藤原新也「丸亀日記」

 義姉の四十九日に参列、そのまま五日間板橋滞在。
 発つ際、面白いですよ、と兄が用意してくれた藤原新也の本五冊も荷の中に。

 新幹線車内で「丸亀日記」を半分ほど読んだ。
 藤原新也は二十歳の頃に「ムンクへの旅」を読んで以来。

 この「丸亀…」は完全にエッセイで、まあ実に面白い。一人ずつ、空席をあけて座る車内で、ひとりニヤけながら読んだ。

 芯のある人だ。チャンとしている。あちこち海外へ旅をしているから、いかに日本がバカげた国であるかも、やさしく訴えられた気がする。ぼくにとっての確認だ。村上春樹なんかよりよっぽどいい。

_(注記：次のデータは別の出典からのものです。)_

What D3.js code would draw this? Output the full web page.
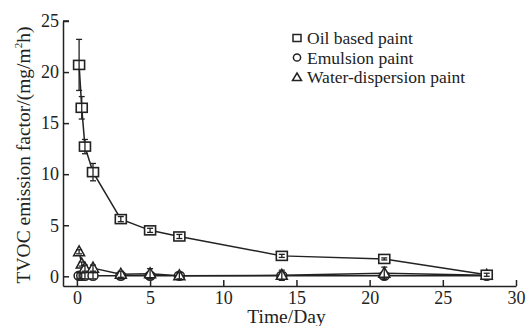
<!DOCTYPE html>
<html>
<head>
<meta charset="utf-8">
<script src="https://cdn.jsdelivr.net/npm/d3@7"></script>
<style>
  html, body { margin: 0; padding: 0; background: #fff; }
  svg { display: block; }
  text { font-family: "Liberation Serif", "Times New Roman", serif; fill: #222; }
</style>
</head>
<body>
<svg id="chart" width="529" height="326"></svg>
<script>
// Sampling days
const days = [0.15, 0.33, 0.55, 1.1, 3, 5, 7, 14, 21, 28];

// TVOC emission factor (mg/m²h) per paint type
const oilValues   = [20.7, 16.5, 12.7, 10.2, 5.6, 4.5, 3.9, 2.0, 1.7, 0.15];
const oilErrors   = [2.5, 1.1, 0.7, 0.85, 0.25, 0.2, 0.2, 0.15, 0.1, 0.15];
const emulValues  = [0.05, 0.05, 0.05, 0.05, 0.05, 0.05, 0.05, 0.05, 0.05, 0.05];
const emulErrors  = [0.3, 0.3, 0.3, 0.3, 0.3, 0.3, 0.3, 0.3, 0.3, 0.3];
const waterValues = [2.4, 1.2, 0.8, 0.8, 0.2, 0.25, 0.05, 0.1, 0.3, 0.1];
const waterErrors = [0.2, 0.2, 0.3, 0.3, 0.3, 0.5, 0.3, 0.5, 0.6, 0.3];

const seriesNames = ["Oil based paint", "Emulsion paint", "Water-dispersion paint"];
const xTicks = [0, 5, 10, 15, 20, 25, 30];
const yTicks = [0, 5, 10, 15, 20, 25];

const svg = d3.select("#chart");
const x = d3.scaleLinear().domain([-0.95, 30]).range([63, 516]);
const y = d3.scaleLinear().domain([-0.95, 25]).range([286, 21]);

const ink = "#222";

// Axes: ticks point inward
const xAxis = svg.append("g").attr("transform", `translate(0,${y(-0.95)})`)
  .call(d3.axisBottom(x).tickValues(xTicks).tickSizeInner(-6).tickSizeOuter(0).tickPadding(5));
const yAxis = svg.append("g").attr("transform", `translate(${x(-0.95)},0)`)
  .call(d3.axisLeft(y).tickValues(yTicks).tickSizeInner(-6).tickSizeOuter(0).tickPadding(4));
[xAxis, yAxis].forEach(a => {
  a.selectAll("path, line").attr("stroke", ink).attr("stroke-width", 1.5);
  a.selectAll("text").attr("font-size", 18).attr("font-family", "Liberation Serif").attr("fill", ink);
});
// top cap on the y axis
svg.append("line").attr("x1", x(-0.95)).attr("x2", x(-0.95) + 6)
  .attr("y1", y(25)).attr("y2", y(25)).attr("stroke", ink).attr("stroke-width", 1.5);

// Axis titles
svg.append("text").attr("x", 286.5).attr("y", 323).attr("text-anchor", "middle")
  .attr("font-size", 19.5).text("Time/Day");
const yt = svg.append("text").attr("transform", "translate(30,155) rotate(-90)")
  .attr("text-anchor", "middle").attr("font-size", 19.5);
yt.append("tspan").text("TVOC emission factor/(mg/m");
yt.append("tspan").attr("font-size", 11).attr("dy", -8).text("2");
yt.append("tspan").attr("dy", 8).text("h)");

const series = [
  { vals: oilValues, errs: oilErrors, shape: "square" },
  { vals: emulValues, errs: emulErrors, shape: "circle" },
  { vals: waterValues, errs: waterErrors, shape: "triangle" }
];

function drawMarker(g, shape, cx, cy) {
  if (shape === "square") {
    g.append("rect").attr("x", cx - 5.5).attr("y", cy - 4.5).attr("width", 11).attr("height", 9)
      .attr("fill", "#fff").attr("stroke", ink).attr("stroke-width", 1.6);
  } else if (shape === "circle") {
    g.append("ellipse").attr("cx", cx).attr("cy", cy).attr("rx", 5).attr("ry", 4.5)
      .attr("fill", "#fff").attr("stroke", ink).attr("stroke-width", 1.5);
  } else {
    g.append("path").attr("d", `M${cx},${cy - 6}L${cx + 5.5},${cy + 4}L${cx - 5.5},${cy + 4}Z`)
      .attr("fill", "#fff").attr("stroke", ink).attr("stroke-width", 1.5);
  }
}

const line = d3.line().x(d => x(d[0])).y(d => y(d[1]));

// draw from back to front: emulsion, water, oil
[1, 2, 0].forEach(i => {
  const s = series[i];
  const pts = days.map((d, k) => [d, s.vals[k]]);
  const g = svg.append("g");
  g.append("path").attr("d", line(pts)).attr("fill", "none")
    .attr("stroke", ink).attr("stroke-width", 1.5);
  pts.forEach(p => drawMarker(g, s.shape, x(p[0]), y(p[1])));
  // error bars on top of markers
  pts.forEach((p, k) => {
    const cx = x(p[0]), e = s.errs[k];
    const y1 = y(p[1] + e), y2 = y(p[1] - e);
    g.append("line").attr("x1", cx).attr("x2", cx).attr("y1", y1).attr("y2", y2)
      .attr("stroke", ink).attr("stroke-width", 1.3);
    [y1, y2].forEach(yy => g.append("line").attr("x1", cx - 3).attr("x2", cx + 3)
      .attr("y1", yy).attr("y2", yy).attr("stroke", ink).attr("stroke-width", 1.3));
  });
});

// Legend
const legendY = [38, 57.5, 77];
["square", "circle", "triangle"].forEach((shape, i) => {
  const g = svg.append("g");
  const cy = legendY[i];
  if (shape === "square") {
    g.append("rect").attr("x", 293).attr("y", cy - 3.5).attr("width", 8).attr("height", 7)
      .attr("fill", "#fff").attr("stroke", ink).attr("stroke-width", 1.5);
  } else if (shape === "circle") {
    g.append("circle").attr("cx", 297).attr("cy", cy).attr("r", 3.6)
      .attr("fill", "#fff").attr("stroke", ink).attr("stroke-width", 1.5);
  } else {
    g.append("path").attr("d", `M297,${cy - 4}L301.5,${cy + 3.5}L292.5,${cy + 3.5}Z`)
      .attr("fill", "#fff").attr("stroke", ink).attr("stroke-width", 1.5);
  }
  g.append("text").attr("x", 307).attr("y", cy + 6).attr("font-size", 17.5).text(seriesNames[i]);
});
</script>
</body>
</html>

 1988年に発行された本で、このころのエッセイでは黒井千次の「夜更けの風呂場」を図書館で借りて読んだ。近所のことばかり書いているようで、これは途中で挫折したが、何かこの国(人)がおかしな方向へ向かっている、ということはこの本からも感得した。

 藤原新也の目線、書き方は、黒井千次のそれが自分に重きを置いているのに対し、よりしっくり来る、面白いものだった。体験を書いていることは同じだ。でも、読んでいるこちらも著者の目線に立て、その感じ方にすっかり同意できるのは「丸亀日記」だった。

 そうだ、エッセイって、こういうものなんだよなぁ、とこれまた確認した。

 池田晶子の「人間自身」は読めていない。云いたいことが自分と似ている気がする。藤原新也も、読み手であるぼくと気質の点で似通ったところがあると思える。それなのに、「丸亀日記」は読みたいと思い、「人間自身」は読みたくないのは何故だろう。

 本の質、書いた人の質。読み手であるこちらの質。似ている点、共感点は同じであると思えるのに、読みたい、そんな読みたくない、となるのは何故だろう。

 もっと自分の中に取り入れたい、と思うのと、いやもうそんな取り入れたくない、と思う対象の違いは何だろう。